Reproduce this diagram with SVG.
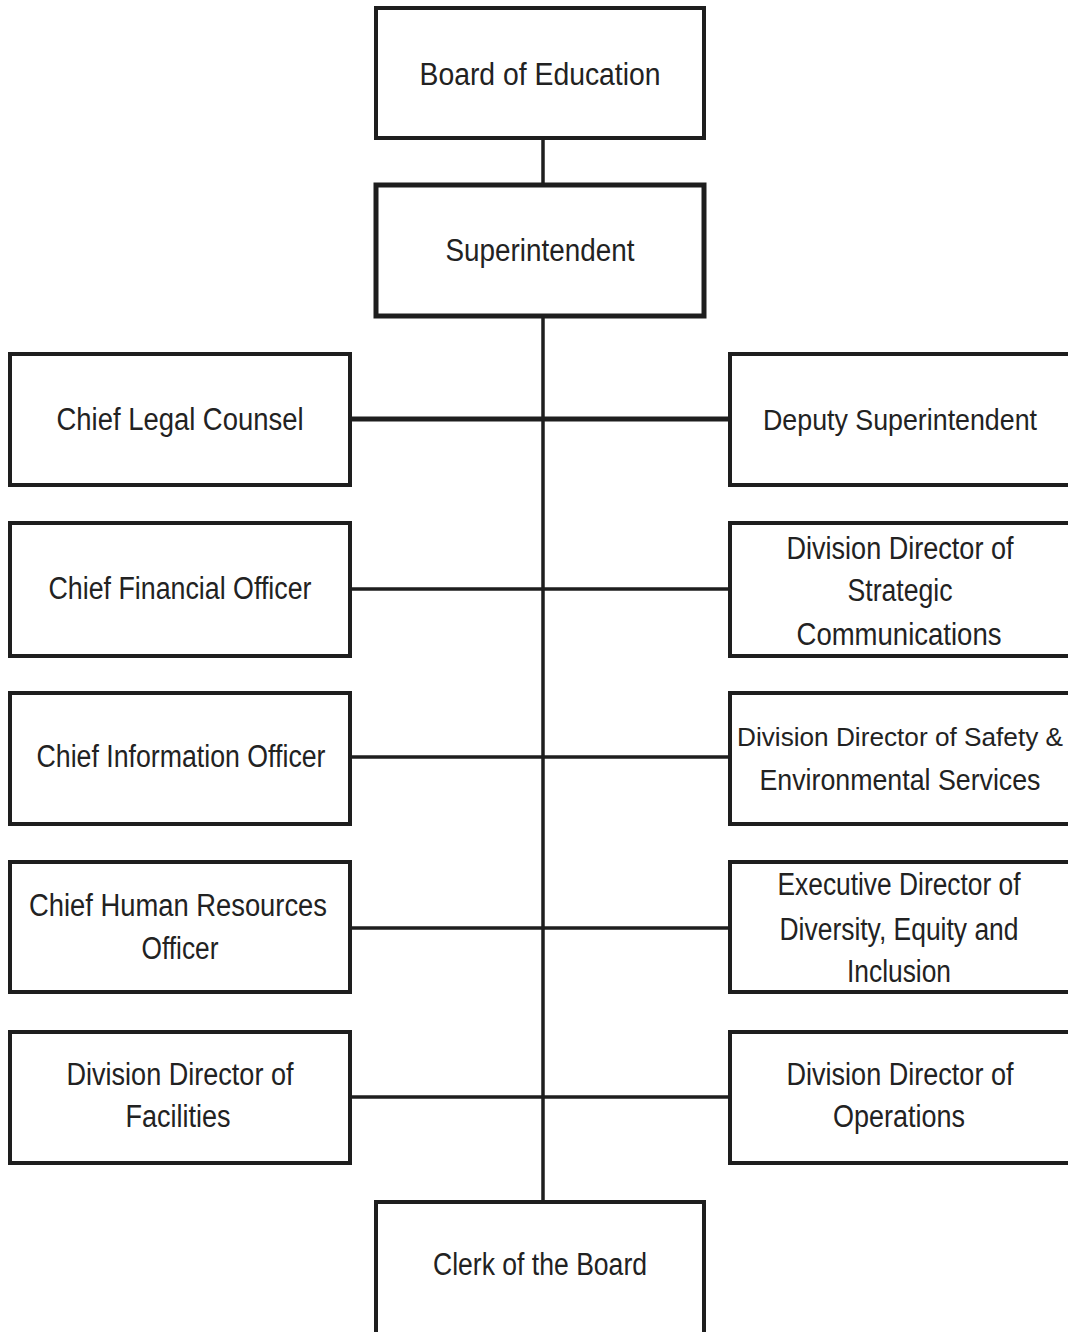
<svg xmlns="http://www.w3.org/2000/svg" width="1068" height="1332" viewBox="0 0 1068 1332">
<style>
.box{fill:#fff;stroke:#1e1e1e;stroke-width:4}
.ln{stroke:#1e1e1e;stroke-width:3.5;fill:none}
text{font-family:"Liberation Sans",Arial,sans-serif;font-size:31px;fill:#222;text-anchor:middle}
</style>
<rect width="1068" height="1332" fill="#fff"/>
<g id="connectors">
<line class="ln" x1="543" y1="138" x2="543" y2="1202"/>
<line class="ln" x1="350" y1="419" x2="730" y2="419" style="stroke-width:5"/>
<line class="ln" x1="350" y1="589" x2="730" y2="589"/>
<line class="ln" x1="350" y1="757" x2="730" y2="757"/>
<line class="ln" x1="350" y1="928" x2="730" y2="928"/>
<line class="ln" x1="350" y1="1097" x2="730" y2="1097"/>
</g>
<g id="board"><rect class="box" x="376" y="8" width="328" height="130"/><text x="540" y="85" textLength="241" lengthAdjust="spacingAndGlyphs">Board of Education</text></g>
<g id="superintendent"><rect class="box" x="376" y="185" width="328" height="131" style="stroke-width:5"/><text x="540" y="261" textLength="189" lengthAdjust="spacingAndGlyphs">Superintendent</text></g>
<g id="legal"><rect class="box" x="10" y="354" width="340" height="131"/><text x="180" y="430" textLength="247" lengthAdjust="spacingAndGlyphs">Chief Legal Counsel</text></g>
<g id="deputy"><rect class="box" x="730" y="354" width="345" height="131"/><text x="900" y="430" textLength="274" lengthAdjust="spacingAndGlyphs" style="font-size:29.5px">Deputy Superintendent</text></g>
<g id="cfo"><rect class="box" x="10" y="523" width="340" height="133"/><text x="180" y="599" textLength="263" lengthAdjust="spacingAndGlyphs">Chief Financial Officer</text></g>
<g id="stratcomm"><rect class="box" x="730" y="523" width="345" height="133"/><text x="900" y="559" textLength="227" lengthAdjust="spacingAndGlyphs">Division Director of</text><text x="900" y="601" textLength="105" lengthAdjust="spacingAndGlyphs">Strategic</text><text x="899" y="645" textLength="205" lengthAdjust="spacingAndGlyphs">Communications</text></g>
<g id="cio"><rect class="box" x="10" y="693" width="340" height="131"/><text x="181" y="767" textLength="289" lengthAdjust="spacingAndGlyphs">Chief Information Officer</text></g>
<g id="safety"><rect class="box" x="730" y="693" width="345" height="131"/><text x="900" y="746" textLength="326" lengthAdjust="spacingAndGlyphs" style="font-size:26px">Division Director of Safety &amp;</text><text x="900" y="790" textLength="281" lengthAdjust="spacingAndGlyphs" style="font-size:29px">Environmental Services</text></g>
<g id="hr"><rect class="box" x="10" y="862" width="340" height="130"/><text x="178" y="916" textLength="298" lengthAdjust="spacingAndGlyphs">Chief Human Resources</text><text x="180" y="959" textLength="77" lengthAdjust="spacingAndGlyphs">Officer</text></g>
<g id="dei"><rect class="box" x="730" y="862" width="345" height="130"/><text x="899" y="895" textLength="243" lengthAdjust="spacingAndGlyphs">Executive Director of</text><text x="899" y="940" textLength="239" lengthAdjust="spacingAndGlyphs">Diversity, Equity and</text><text x="899" y="982" textLength="104" lengthAdjust="spacingAndGlyphs">Inclusion</text></g>
<g id="facilities"><rect class="box" x="10" y="1032" width="340" height="131"/><text x="180" y="1085" textLength="227" lengthAdjust="spacingAndGlyphs">Division Director of</text><text x="178" y="1127" textLength="105" lengthAdjust="spacingAndGlyphs">Facilities</text></g>
<g id="operations"><rect class="box" x="730" y="1032" width="345" height="131"/><text x="900" y="1085" textLength="227" lengthAdjust="spacingAndGlyphs">Division Director of</text><text x="899" y="1127" textLength="132" lengthAdjust="spacingAndGlyphs">Operations</text></g>
<g id="clerk"><rect class="box" x="376" y="1202" width="328" height="140"/><text x="540" y="1275" textLength="214" lengthAdjust="spacingAndGlyphs">Clerk of the Board</text></g>
</svg>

▶ Exercise goal
Write out the full set of lines verbatim, without the pictures.

▶ Full answer
Reproduce this diagram with SVG.
<svg xmlns="http://www.w3.org/2000/svg" width="1068" height="1332" viewBox="0 0 1068 1332">
<style>
.box{fill:#fff;stroke:#1e1e1e;stroke-width:4}
.ln{stroke:#1e1e1e;stroke-width:3.5;fill:none}
text{font-family:"Liberation Sans",Arial,sans-serif;font-size:31px;fill:#222;text-anchor:middle}
</style>
<rect width="1068" height="1332" fill="#fff"/>
<g id="connectors">
<line class="ln" x1="543" y1="138" x2="543" y2="1202"/>
<line class="ln" x1="350" y1="419" x2="730" y2="419" style="stroke-width:5"/>
<line class="ln" x1="350" y1="589" x2="730" y2="589"/>
<line class="ln" x1="350" y1="757" x2="730" y2="757"/>
<line class="ln" x1="350" y1="928" x2="730" y2="928"/>
<line class="ln" x1="350" y1="1097" x2="730" y2="1097"/>
</g>
<g id="board"><rect class="box" x="376" y="8" width="328" height="130"/><text x="540" y="85" textLength="241" lengthAdjust="spacingAndGlyphs">Board of Education</text></g>
<g id="superintendent"><rect class="box" x="376" y="185" width="328" height="131" style="stroke-width:5"/><text x="540" y="261" textLength="189" lengthAdjust="spacingAndGlyphs">Superintendent</text></g>
<g id="legal"><rect class="box" x="10" y="354" width="340" height="131"/><text x="180" y="430" textLength="247" lengthAdjust="spacingAndGlyphs">Chief Legal Counsel</text></g>
<g id="deputy"><rect class="box" x="730" y="354" width="345" height="131"/><text x="900" y="430" textLength="274" lengthAdjust="spacingAndGlyphs" style="font-size:29.5px">Deputy Superintendent</text></g>
<g id="cfo"><rect class="box" x="10" y="523" width="340" height="133"/><text x="180" y="599" textLength="263" lengthAdjust="spacingAndGlyphs">Chief Financial Officer</text></g>
<g id="stratcomm"><rect class="box" x="730" y="523" width="345" height="133"/><text x="900" y="559" textLength="227" lengthAdjust="spacingAndGlyphs">Division Director of</text><text x="900" y="601" textLength="105" lengthAdjust="spacingAndGlyphs">Strategic</text><text x="899" y="645" textLength="205" lengthAdjust="spacingAndGlyphs">Communications</text></g>
<g id="cio"><rect class="box" x="10" y="693" width="340" height="131"/><text x="181" y="767" textLength="289" lengthAdjust="spacingAndGlyphs">Chief Information Officer</text></g>
<g id="safety"><rect class="box" x="730" y="693" width="345" height="131"/><text x="900" y="746" textLength="326" lengthAdjust="spacingAndGlyphs" style="font-size:26px">Division Director of Safety &amp;</text><text x="900" y="790" textLength="281" lengthAdjust="spacingAndGlyphs" style="font-size:29px">Environmental Services</text></g>
<g id="hr"><rect class="box" x="10" y="862" width="340" height="130"/><text x="178" y="916" textLength="298" lengthAdjust="spacingAndGlyphs">Chief Human Resources</text><text x="180" y="959" textLength="77" lengthAdjust="spacingAndGlyphs">Officer</text></g>
<g id="dei"><rect class="box" x="730" y="862" width="345" height="130"/><text x="899" y="895" textLength="243" lengthAdjust="spacingAndGlyphs">Executive Director of</text><text x="899" y="940" textLength="239" lengthAdjust="spacingAndGlyphs">Diversity, Equity and</text><text x="899" y="982" textLength="104" lengthAdjust="spacingAndGlyphs">Inclusion</text></g>
<g id="facilities"><rect class="box" x="10" y="1032" width="340" height="131"/><text x="180" y="1085" textLength="227" lengthAdjust="spacingAndGlyphs">Division Director of</text><text x="178" y="1127" textLength="105" lengthAdjust="spacingAndGlyphs">Facilities</text></g>
<g id="operations"><rect class="box" x="730" y="1032" width="345" height="131"/><text x="900" y="1085" textLength="227" lengthAdjust="spacingAndGlyphs">Division Director of</text><text x="899" y="1127" textLength="132" lengthAdjust="spacingAndGlyphs">Operations</text></g>
<g id="clerk"><rect class="box" x="376" y="1202" width="328" height="140"/><text x="540" y="1275" textLength="214" lengthAdjust="spacingAndGlyphs">Clerk of the Board</text></g>
</svg>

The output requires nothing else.